In order for us to exhibit our wares at food festivals we have to pay an upfront fee. Depending on the festival it can be anything from £50 to £1000 for the weekend. On top of that there are obviously the petrol costs involved in getting there, the food costs and any labour invested in creating the end product. It usually means that for a large festival you will have to bank several hundred pounds (which at £3 a pop is a fair few toasties) before you break even.
At any given event there will be several thousand visitors and between 15 and 30 hot food outlets, although this depends on the venue. Leamington Food Festival in 2011 had 17,000 visitors, so 8,500 per day, divided by perhaps 20 outlets selling hot food. Only about half of those visitors will go on to buy a hot food snack. If these people were kind enough to divide themselves equally amongst the hot food outlets then that would mean only about 200 potential customers per hot food venue.

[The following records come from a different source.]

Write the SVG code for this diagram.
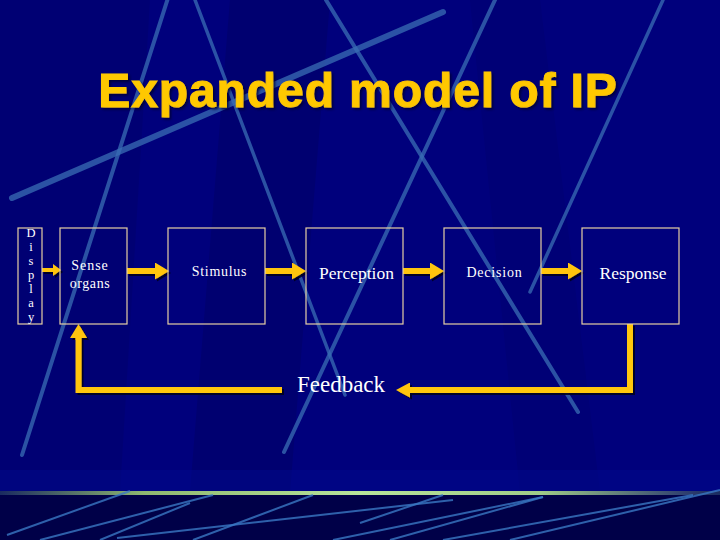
<svg xmlns="http://www.w3.org/2000/svg" width="720" height="540" viewBox="0 0 720 540">
<defs>
<style>
.streak{stroke:#3A6DB4;stroke-linecap:round;fill:none;opacity:0.75}
.bstreak{stroke:#3A78C4;stroke-width:2;fill:none;opacity:0.8}
.box{fill:none;stroke:#E6CFA4;stroke-width:1.2}
.lbl{font-family:"Liberation Serif","Times New Roman",serif;fill:#FFFFFF}
.conn{stroke:#FFC510;fill:none;stroke-linejoin:miter}
</style>
<linearGradient id="green" x1="0" y1="0" x2="1" y2="0">
<stop offset="0" stop-color="#1A2A60"/>
<stop offset="0.2" stop-color="#8FB870"/>
<stop offset="0.5" stop-color="#B8E49A"/>
<stop offset="0.75" stop-color="#A0CC88"/>
<stop offset="0.95" stop-color="#304070"/>
<stop offset="1" stop-color="#1A2A60"/>
</linearGradient>
<filter id="sh" x="-10%" y="-10%" width="130%" height="130%">
<feDropShadow dx="2" dy="2" stdDeviation="0.6" flood-color="#00001E" flood-opacity="0.9"/>
</filter>
<filter id="tsh" x="-5%" y="-10%" width="115%" height="130%">
<feDropShadow dx="2" dy="2" stdDeviation="0.8" flood-color="#000030" flood-opacity="0.8"/>
</filter>
<marker id="ahS" markerUnits="userSpaceOnUse" markerWidth="8" markerHeight="12" refX="0" refY="6" orient="auto">
<path d="M0,0 L8,6 L0,12 z" fill="#FFC510"/>
</marker>
<marker id="ah" markerUnits="userSpaceOnUse" markerWidth="14" markerHeight="17" refX="0" refY="8.5" orient="auto">
<path d="M0,0 L14,8.5 L0,17 z" fill="#FFC510"/>
</marker>
<marker id="ahF" markerUnits="userSpaceOnUse" markerWidth="14" markerHeight="15" refX="0" refY="7.5" orient="auto">
<path d="M0,0 L14,7.5 L0,15 z" fill="#FFC510"/>
</marker>
</defs>

<!-- background -->
<rect x="0" y="0" width="720" height="492" fill="#00007C"/>
<polygon points="0,0 150,0 120,492 0,492" fill="#00006E" opacity="0.6"/>
<polygon points="230,0 330,0 290,492 190,492" fill="#000066" opacity="0.55"/>
<polygon points="470,0 540,0 600,492 520,492" fill="#000070" opacity="0.5"/>
<rect x="0" y="470" width="720" height="22" fill="#000A8C" opacity="0.5"/>
<rect x="0" y="495" width="720" height="45" fill="#000048"/>

<!-- upper streaks -->
<line class="streak" x1="168" y1="-2" x2="22" y2="455" stroke-width="4"/>
<line class="streak" x1="195" y1="0" x2="345" y2="395" stroke-width="3.5"/>
<line class="streak" x1="326" y1="0" x2="578" y2="412" stroke-width="4"/>
<line class="streak" x1="495" y1="0" x2="284" y2="452" stroke-width="4"/>
<line class="streak" x1="663" y1="0" x2="530" y2="292" stroke-width="3.5"/>
<line class="streak" x1="443" y1="12" x2="12" y2="198" stroke-width="6"/>

<!-- bottom band -->
<rect x="0" y="491" width="720" height="4" fill="url(#green)"/>
<g>
<line class="bstreak" x1="7" y1="535" x2="130" y2="491"/>
<line class="bstreak" x1="40" y1="540" x2="213" y2="495"/>
<line class="bstreak" x1="100" y1="540" x2="190" y2="503"/>
<line class="bstreak" x1="117" y1="538" x2="453" y2="500"/>
<line class="bstreak" x1="193" y1="540" x2="313" y2="495"/>
<line class="bstreak" x1="333" y1="540" x2="543" y2="497"/>
<line class="bstreak" x1="360" y1="523" x2="443" y2="495"/>
<line class="bstreak" x1="390" y1="540" x2="543" y2="497"/>
<line class="bstreak" x1="443" y1="540" x2="693" y2="495"/>
<line class="bstreak" x1="510" y1="540" x2="720" y2="490"/>
</g>

<!-- title -->
<text x="358" y="107" text-anchor="middle" font-family="'Liberation Sans',Arial,sans-serif" font-weight="bold" font-size="48" letter-spacing="0.9" fill="#FFC800" stroke="#FFC800" stroke-width="1" filter="url(#tsh)">Expanded model of IP</text>

<!-- connectors -->
<g id="connectors" class="conn" filter="url(#sh)">
<line x1="42" y1="270" x2="53" y2="270" stroke-width="4" marker-end="url(#ahS)"/>
<line x1="127" y1="271" x2="155" y2="271" stroke-width="6" marker-end="url(#ah)"/>
<line x1="265" y1="271" x2="292" y2="271" stroke-width="6" marker-end="url(#ah)"/>
<line x1="403" y1="271" x2="430" y2="271" stroke-width="6" marker-end="url(#ah)"/>
<line x1="541" y1="271" x2="568" y2="271" stroke-width="6" marker-end="url(#ah)"/>
<path d="M630,324 V390 H410" stroke-width="6" marker-end="url(#ahF)"/>
<path d="M282,390 H78.5 V338" stroke-width="6" marker-end="url(#ah)"/>
</g>

<!-- nodes -->
<g id="display">
<rect class="box" x="18" y="228" width="24" height="96"/>
<g class="lbl" font-size="12.5" text-anchor="middle">
<text x="31" y="237">D</text>
<text x="31" y="251">i</text>
<text x="31" y="265">s</text>
<text x="31" y="279">p</text>
<text x="31" y="293">l</text>
<text x="31" y="307">a</text>
<text x="31" y="321">y</text>
</g>
</g>
<g id="sense-organs">
<rect class="box" x="60" y="228" width="67" height="96"/>
<text class="lbl" x="90" y="270" font-size="14" letter-spacing="1" text-anchor="middle">Sense</text>
<text class="lbl" x="90" y="288" font-size="14" letter-spacing="0.6" text-anchor="middle">organs</text>
</g>
<g id="stimulus">
<rect class="box" x="168" y="228" width="97" height="96"/>
<text class="lbl" x="219.5" y="276" font-size="14" letter-spacing="0.7" text-anchor="middle">Stimulus</text>
</g>
<g id="perception">
<rect class="box" x="306" y="228" width="97" height="96"/>
<text class="lbl" x="356.5" y="279" font-size="17.5" text-anchor="middle">Perception</text>
</g>
<g id="decision">
<rect class="box" x="444" y="228" width="97" height="96"/>
<text class="lbl" x="494.5" y="277" font-size="14" letter-spacing="0.8" text-anchor="middle">Decision</text>
</g>
<g id="response">
<rect class="box" x="582" y="228" width="97" height="96"/>
<text class="lbl" x="633" y="279" font-size="17.5" text-anchor="middle">Response</text>
</g>
<g id="feedback">
<text class="lbl" x="341" y="392" font-size="23" text-anchor="middle">Feedback</text>
</g>
</svg>
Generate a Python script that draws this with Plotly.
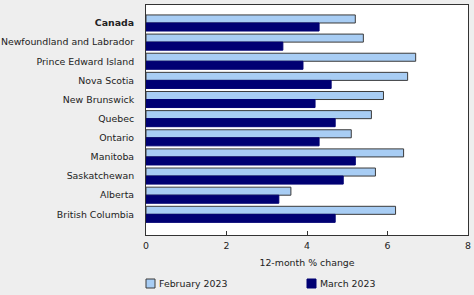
import plotly.graph_objects as go

regions = ["Canada", "Newfoundland and Labrador", "Prince Edward Island", "Nova Scotia",
           "New Brunswick", "Quebec", "Ontario", "Manitoba", "Saskatchewan", "Alberta",
           "British Columbia"]
region_labels = ["<b>Canada</b>"] + regions[1:]
feb_2023 = [5.2, 5.4, 6.7, 6.5, 5.9, 5.6, 5.1, 6.4, 5.7, 3.6, 6.2]
mar_2023 = [4.3, 3.4, 3.9, 4.6, 4.2, 4.7, 4.3, 5.2, 4.9, 3.3, 4.7]
x_ticks = [0, 2, 4, 6, 8]
series_names = ["February 2023", "March 2023"]
series_colors = ["#a8cdf4", "#000073"]
outline_colors = ["#3a3a3a", "#000073"]

FONT = "DejaVu Sans"
FS = 9.4

fig = go.Figure()
for name, vals, col, oc in zip(series_names, [feb_2023, mar_2023], series_colors, outline_colors):
    fig.add_trace(go.Bar(y=regions, x=vals, orientation="h", name=name,
                         marker=dict(color=col, line=dict(color=oc, width=1))))

# plot area in pixels: x 146..468, y 5..235
L, R, T, B = 146, 468, 5, 235
W, H = R - L, B - T
def px(x):
    return (x - L) / W
def py(y):
    return (B - y) / H

# manual legend
legend_x = [146, 307]
for name, col, oc, lx in zip(series_names, series_colors, outline_colors, legend_x):
    fig.add_shape(type="rect", xref="paper", yref="paper",
                  x0=px(lx), x1=px(lx + 9), y0=py(288), y1=py(279),
                  fillcolor=col, line=dict(color=oc, width=1))
    fig.add_annotation(xref="paper", yref="paper", x=px(lx + 11), y=py(283.5),
                       text=name, showarrow=False, xanchor="left", yanchor="middle",
                       font=dict(family=FONT, size=FS, color="#222222"))

fig.update_layout(
    width=474, height=295,
    margin=dict(l=L, r=474 - R, t=T, b=295 - B, autoexpand=False),
    paper_bgcolor="#eeeeee", plot_bgcolor="#ffffff",
    font=dict(family=FONT, size=FS, color="#222222"),
    barmode="group", bargap=0.16, bargroupgap=0.0,
    showlegend=False,
    xaxis=dict(range=[0, 8], tickvals=x_ticks, ticks="inside", ticklen=4, tickcolor="#333333",
               showline=True, linecolor="#333333", linewidth=1, mirror=True, showgrid=False,
               zeroline=False, automargin=False, tickfont=dict(size=FS), ticklabelstandoff=2,
               title=dict(text="12-month % change", standoff=9, font=dict(size=FS))),
    yaxis=dict(categoryorder="array", categoryarray=regions, range=[11.08, -0.94],
               tickvals=regions, ticktext=region_labels, ticks="", showline=True,
               linecolor="#333333", linewidth=1, mirror=True, showgrid=False,
               automargin=False, ticklabelstandoff=9, tickfont=dict(size=FS)),
)
fig.write_html("out.html")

The point I am trying to make is that even at a full festival you still need every customer you can get so that you make a decent profit. When you arrive at a food festival to discover that thousands and thousands of people didn’t make it that day then I think you can be forgiven for seeing your livelihood flash before your eyes to a certain extent.
That is what happened to us over the weekend at the Uttoxeter food festival. The weather was good, the location was interesting and the selection of stalls (while a little scant for the £6 entry fee) was pretty varied. We parked the van up, said hi to the folks on either side (crepes and coffee respectively) and waited for the customers.
The morning wore on, and the crowds of customers continued in their absence. We took a few pictures, had a nice chat with the people next door, and sold a tiny handful of toasties. The mood, usually light and jovial, began to falter. Conversations with other stall-holders revealed that business was bad everywhere, and as the lunch time rush began, we found ourselves entirely unhurried. All told the rush consisted of a family of 4 who were friends of the organiser, and perhaps 3 of the other traders.
By mid-afternoon the coffee people were packing up. There comes a point where you will sell less than the value of an evening on the sofa, and that’s the point when you should call it quits. We were the only toastie van there, and had covered our petrol costs at least, so with the stock all ready to go we hung on, but as the last few customers headed home we hit the road, planning at least to come back the following day and redeem whatever there was left to redeem.
Naturally our dear food van broke down on the way home with an all-encompassing crescendo of rumble, followed by nothing but the clinking of the prop shaft as it trailed forlornly along the A38. That story is still ongoing, and will be told once we have good news. Currently all I know is that we need the Stratford River Festival this weekend (30th June & 1st July) to be good to us, and no mere mechanical fault is going to stop us getting there.